ANALYSE. Wann Wahlempfehlungen oder auch Ausgrenzung gerechtfertigt sind. Überlegungen zu Trump und Kickl.
Zeitungen und Magazine wie „The New York Times“ und „The Economist“ haben im Hinblick auf die US-Wahl eine Empfehlung für Kamala Harris abgegeben. Die „Washington Post“ hat keine Empfehlung abgegeben. Ihr Eigentümer Jeff Bezos (Amazon) hat dafür gesorgt. Die Empörung darüber ist groß, wie auch der Philosoph Konrad Paul Liessmann in einem Beitrag für die „Kleine Zeitung“ feststellt: „Aber warum eigentlich?“ Liessmann wundert sich nicht: „Für so manchen Besorgten stellt der mündige Bürger wohl eine Gefahr für die Demokratie dar. Er ist schwer auf Linie zu bringen. Deshalb muss er von den richtigen Medien betreut und belehrt werden.“
In den USA gibt es schon länger Wahlempfehlungen großer Zeitungen. Was dafür spricht: Insbesondere österreichischer Boulevard neigt dazu, im Sinne einzelner Parteien oder Kandidaten zu kampagnisieren, aber sich nicht klar dazu zu bekennen. Klassiker: Tiere würden Werner Faymann (SPÖ) wählen, hat die „Krone“ einmal behauptet. These: Insofern wäre es sogar ein Fortschritt, würden sich solche Blätter klar deklarieren und schreiben, wer ihres Erachtens am besten geeignet ist.

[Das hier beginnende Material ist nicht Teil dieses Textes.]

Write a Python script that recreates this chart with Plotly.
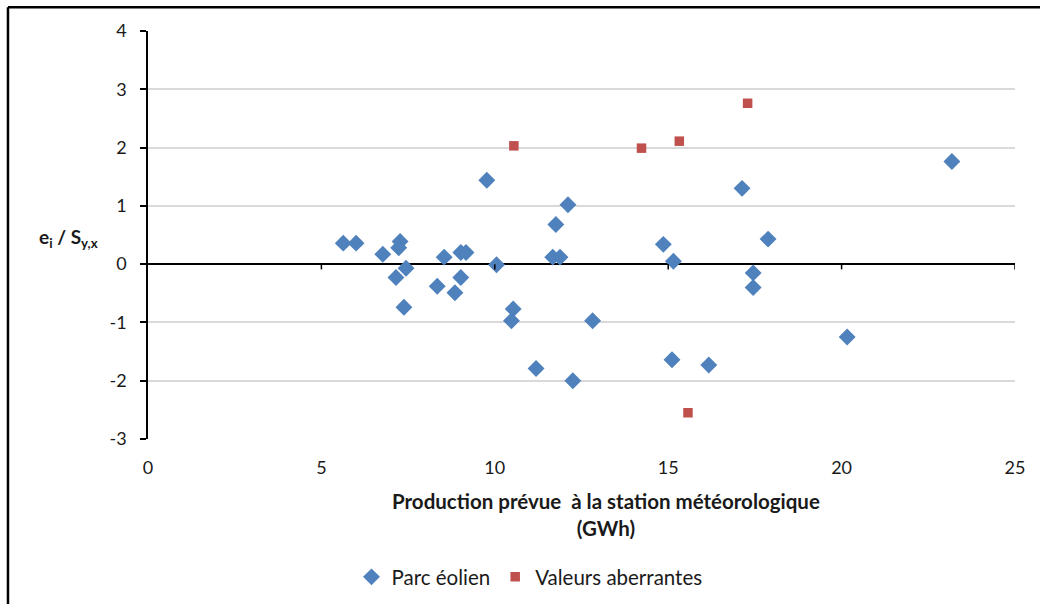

Wichtiger ist jedoch, dass die Wahlempfehlung zum Beispiel des „Economist“ für Kamala Harris nicht einer Begeisterung für sie geschuldet ist. Im Vordergrund steht eine Sorge darüber, was kommt, wenn Donald Trump wieder kommt.
Und hier geht es wiederum nicht (nur) um Geschmacksfragen und (bloß) inhaltliche Zugänge, sondern um sehr Prinzipielles. Der Sturm aufs Kapitol vor vier Jahren und nunmehrige Aussagen wie jene, dass ihn nur Wahl-„Betrug“ stoppen könnte, stehen stellvertretend für eine Kampfansage an Demokratie durch Trump.
Der Mann rüttelt an Wesentlichem. Wie es auf einem anderen Feld Herbert Kickl (FPÖ) tut, wenn er sich als „Volkskanzler“ darstellt und alle Andersdenkenden als „Volksverräter“ bezeichnet. Und wir er es jetzt auch mit Hilfe seines willfährigen Nationalratspräsidenten Walter Rosenkranz (FPÖ) zu inszenieren versucht: Er tut einfach so, als sei er Staatschef, könne Viktor Orban als Staatsgast empfangen und eine bilaterale Erklärung mit diesem abgeben. Im Namen Österreichs, wohlgemerkt.
Bei allen Unterschieden zwischen den beiden: Trump und Kickl rütteln in einem Ausmaß an Demokratie, dass es legitim ist, eine Wahlempfehlung gegen sie auszusprechen oder sie in dem Sinne auszugrenzen, dass man keine Zusammenarbeit eingeht mit ihnen.
Dass Bundespräsident Alexander Van der Bellen gute Gründe hatte, Kickl keinen Regierungsbildungsauftrag zu geben. Zumal er im Übrigen auch andere prinzipielle Dinge, wie die Haltung zur europäischen Integration oder dem russischen Angriffskrieg auf die Ukraine, anmerkte. Und zumal Kickl – Stichwort „Volksverräter“ – alle möglichen Partner so sehr gegen sich aufgebracht hat, dass er keine Aussicht auf eine parlamentarische Mehrheit hat.
Ein Problem bleibt eher der Zweifel: Was kann eine ÖVP auf Bundesebene gegen Kickl haben, wenn sie in Niederösterreich mit Udo Landbauer koaliert? Sprich: Geht’s ihr eher nur ums Kanzleramt? Ein weiteres Problem ist, dass in den USA die Hälfte der Wähler Trump und in Österreich knapp 30 Prozent de facto Kickl unterstützen, obwohl sie so agieren.
Nach dem Grundsatz, dass die Mehrheit nicht immer recht haben muss, geschweige denn Baugesetze der Verfassung, wie das demokratische Prinzip, im Rahmen einer Nationalratswahl kippen kann, ist das nichts, was zu akzeptieren ist, aber etwas, was alarmierend ist: Wie kann es so weit kommen mit den Leuten? Was muss man tun, damit politische Auseinandersetzungen wieder aufs demokratische Feld zurückgeführt werden und das auch von 80, 90 Prozent der Leute so gewollt wird, sofern es noch nicht zu spät ist?